> [Directions]: Produce an exact transcription of the listing below, omitting the pictures.

> [Recorded information]:

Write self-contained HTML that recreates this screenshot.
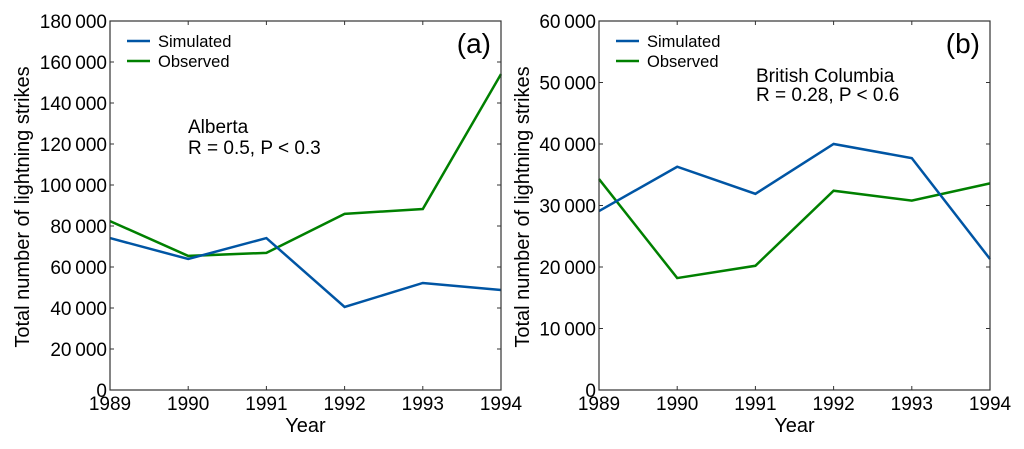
<!DOCTYPE html>
<html><head><meta charset="utf-8"><style>
body{margin:0;background:#fff;}
svg text{font-family:"Liberation Sans","DejaVu Sans",sans-serif;fill:#000;}
</style></head><body>
<svg id="chart" width="1024" height="444" viewBox="0 0 1024 444"></svg>
<script>
const years=[1989,1990,1991,1992,1993,1994];
const simA=[74100,63900,74100,40500,52200,48800];
const obsA=[82400,65400,66900,85900,88300,154100];
const simB=[29100,36300,31900,40000,37700,21300];
const obsB=[34300,18200,20200,32400,30800,33600];
const ticksA=[0,20000,40000,60000,80000,100000,120000,140000,160000,180000];
const ticksB=[0,10000,20000,30000,40000,50000,60000];
const NS='http://www.w3.org/2000/svg';
const svg=document.getElementById('chart');
function mk(tag,attrs,parent,name){const e=document.createElementNS(NS,tag);for(const k in attrs)e.setAttribute(k,attrs[k]);


(parent||svg).appendChild(e);return e;}
function fmt(v){const s=String(v);return s.length>3?s.slice(0,-3)+'\u2009'+s.slice(-3):s;}
function panel(id,L,R,ymax,ticks,sim,obs,label,ann,titleX){
 const T=21,B=390;
 const g=mk('g',{},svg,'panel-'+id);
 const x=i=>L+(years[i]-years[0])/(years[years.length-1]-years[0])*(R-L);
 const y=v=>B-v/ymax*(B-T);
 ticks.forEach(t=>{const yy=y(t);
  mk('line',{x1:L,x2:L+4,y1:yy,y2:yy,stroke:'#333'},g,'y-tick');
  mk('line',{x1:R-4,x2:R,y1:yy,y2:yy,stroke:'#333'},g,'y-tick-right');
  const tx=mk('text',{x:L-3,y:yy+7,'text-anchor':'end','font-size':'19'},g,'y-tick-label');tx.textContent=fmt(t);});
 years.forEach((yr,i)=>{const xx=x(i);
  mk('line',{x1:xx,x2:xx,y1:B,y2:B-4,stroke:'#333'},g,'x-tick');
  mk('line',{x1:xx,x2:xx,y1:T,y2:T+4,stroke:'#333'},g,'x-tick-top');
  const tx=mk('text',{x:xx,y:B+20,'text-anchor':'middle','font-size':'19'},g,'x-tick-label');tx.textContent=yr;});
 const pts=a=>a.map((v,i)=>x(i)+','+y(v)).join(' ');
 mk('polyline',{points:pts(obs),fill:'none',stroke:'#008000','stroke-width':2.5},g,'observed-line');
 mk('polyline',{points:pts(sim),fill:'none',stroke:'#0055a4','stroke-width':2.5},g,'simulated-line');
 mk('rect',{x:L,y:T,width:R-L,height:B-T,fill:'none',stroke:'#333','stroke-width':1.2},g,'plot-frame');
 mk('line',{x1:L+17,x2:L+40,y1:41,y2:41,stroke:'#0055a4','stroke-width':2.5},g,'legend-simulated-swatch');
 let t=mk('text',{x:L+48,y:47,'font-size':'16.5'},g,'legend-simulated');t.textContent='Simulated';
 mk('line',{x1:L+17,x2:L+40,y1:61,y2:61,stroke:'#008000','stroke-width':2.5},g,'legend-observed-swatch');
 t=mk('text',{x:L+48,y:67,'font-size':'16.5'},g,'legend-observed');t.textContent='Observed';
 t=mk('text',{x:R-10,y:53,'text-anchor':'end','font-size':'28'},g,'panel-label');t.textContent=label;
 ann.forEach((a,i)=>{t=mk('text',{x:a[0],y:a[1],'font-size':'19'},g,'annotation');t.textContent=a[2];});
 t=mk('text',{x:(L+R)/2,y:432,'text-anchor':'middle','font-size':'20'},g,'x-axis-title');t.textContent='Year';
 t=mk('text',{x:0,y:0,'text-anchor':'middle','font-size':'20',transform:'translate('+(titleX+7)+',207) rotate(-90)'},g,'y-axis-title');t.textContent='Total number of lightning strikes';
}
panel('a',110,501,180000,ticksA,simA,obsA,'(a)',[[188,133,'Alberta'],[188,154,'R = 0.5,  P < 0.3']],22);
panel('b',599,990,60000,ticksB,simB,obsB,'(b)',[[756,82,'British Columbia'],[756,101,'R = 0.28,  P < 0.6']],522);
</script>
</body></html>
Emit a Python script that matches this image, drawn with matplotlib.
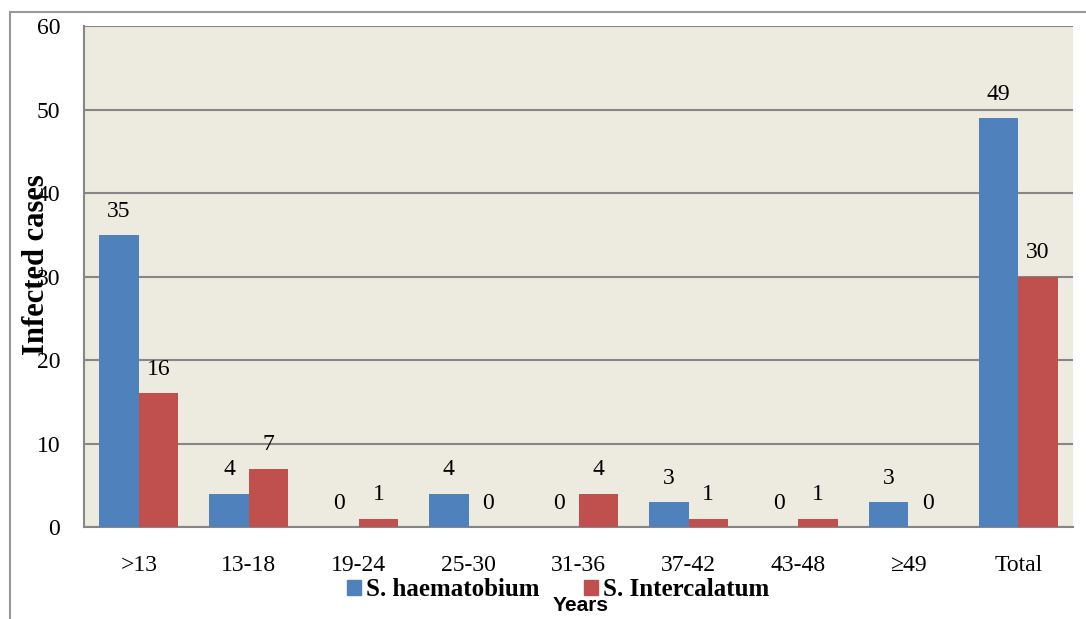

> [Output below]:
Write self-contained HTML that recreates this screenshot.
<!DOCTYPE html>
<html><head><meta charset="utf-8"><style>
body{margin:0;background:#fff;}
svg text{font-family:"Liberation Sans","DejaVu Sans",sans-serif;fill:#000;}
</style></head><body>
<svg id="chart" width="1024" height="444" viewBox="0 0 1024 444"></svg>
<script>
const years=[1989,1990,1991,1992,1993,1994];
const simA=[74100,63900,74100,40500,52200,48800];
const obsA=[82400,65400,66900,85900,88300,154100];
const simB=[29100,36300,31900,40000,37700,21300];
const obsB=[34300,18200,20200,32400,30800,33600];
const ticksA=[0,20000,40000,60000,80000,100000,120000,140000,160000,180000];
const ticksB=[0,10000,20000,30000,40000,50000,60000];
const NS='http://www.w3.org/2000/svg';
const svg=document.getElementById('chart');
function mk(tag,attrs,parent,name){const e=document.createElementNS(NS,tag);for(const k in attrs)e.setAttribute(k,attrs[k]);


(parent||svg).appendChild(e);return e;}
function fmt(v){const s=String(v);return s.length>3?s.slice(0,-3)+'\u2009'+s.slice(-3):s;}
function panel(id,L,R,ymax,ticks,sim,obs,label,ann,titleX){
 const T=21,B=390;
 const g=mk('g',{},svg,'panel-'+id);
 const x=i=>L+(years[i]-years[0])/(years[years.length-1]-years[0])*(R-L);
 const y=v=>B-v/ymax*(B-T);
 ticks.forEach(t=>{const yy=y(t);
  mk('line',{x1:L,x2:L+4,y1:yy,y2:yy,stroke:'#333'},g,'y-tick');
  mk('line',{x1:R-4,x2:R,y1:yy,y2:yy,stroke:'#333'},g,'y-tick-right');
  const tx=mk('text',{x:L-3,y:yy+7,'text-anchor':'end','font-size':'19'},g,'y-tick-label');tx.textContent=fmt(t);});
 years.forEach((yr,i)=>{const xx=x(i);
  mk('line',{x1:xx,x2:xx,y1:B,y2:B-4,stroke:'#333'},g,'x-tick');
  mk('line',{x1:xx,x2:xx,y1:T,y2:T+4,stroke:'#333'},g,'x-tick-top');
  const tx=mk('text',{x:xx,y:B+20,'text-anchor':'middle','font-size':'19'},g,'x-tick-label');tx.textContent=yr;});
 const pts=a=>a.map((v,i)=>x(i)+','+y(v)).join(' ');
 mk('polyline',{points:pts(obs),fill:'none',stroke:'#008000','stroke-width':2.5},g,'observed-line');
 mk('polyline',{points:pts(sim),fill:'none',stroke:'#0055a4','stroke-width':2.5},g,'simulated-line');
 mk('rect',{x:L,y:T,width:R-L,height:B-T,fill:'none',stroke:'#333','stroke-width':1.2},g,'plot-frame');
 mk('line',{x1:L+17,x2:L+40,y1:41,y2:41,stroke:'#0055a4','stroke-width':2.5},g,'legend-simulated-swatch');
 let t=mk('text',{x:L+48,y:47,'font-size':'16.5'},g,'legend-simulated');t.textContent='Simulated';
 mk('line',{x1:L+17,x2:L+40,y1:61,y2:61,stroke:'#008000','stroke-width':2.5},g,'legend-observed-swatch');
 t=mk('text',{x:L+48,y:67,'font-size':'16.5'},g,'legend-observed');t.textContent='Observed';
 t=mk('text',{x:R-10,y:53,'text-anchor':'end','font-size':'28'},g,'panel-label');t.textContent=label;
 ann.forEach((a,i)=>{t=mk('text',{x:a[0],y:a[1],'font-size':'19'},g,'annotation');t.textContent=a[2];});
 t=mk('text',{x:(L+R)/2,y:432,'text-anchor':'middle','font-size':'20'},g,'x-axis-title');t.textContent='Year';
 t=mk('text',{x:0,y:0,'text-anchor':'middle','font-size':'20',transform:'translate('+(titleX+7)+',207) rotate(-90)'},g,'y-axis-title');t.textContent='Total number of lightning strikes';
}
panel('a',110,501,180000,ticksA,simA,obsA,'(a)',[[188,133,'Alberta'],[188,154,'R = 0.5,  P < 0.3']],22);
panel('b',599,990,60000,ticksB,simB,obsB,'(b)',[[756,82,'British Columbia'],[756,101,'R = 0.28,  P < 0.6']],522);
</script>
</body></html>
Emit a Python script that matches this image, drawn with matplotlib.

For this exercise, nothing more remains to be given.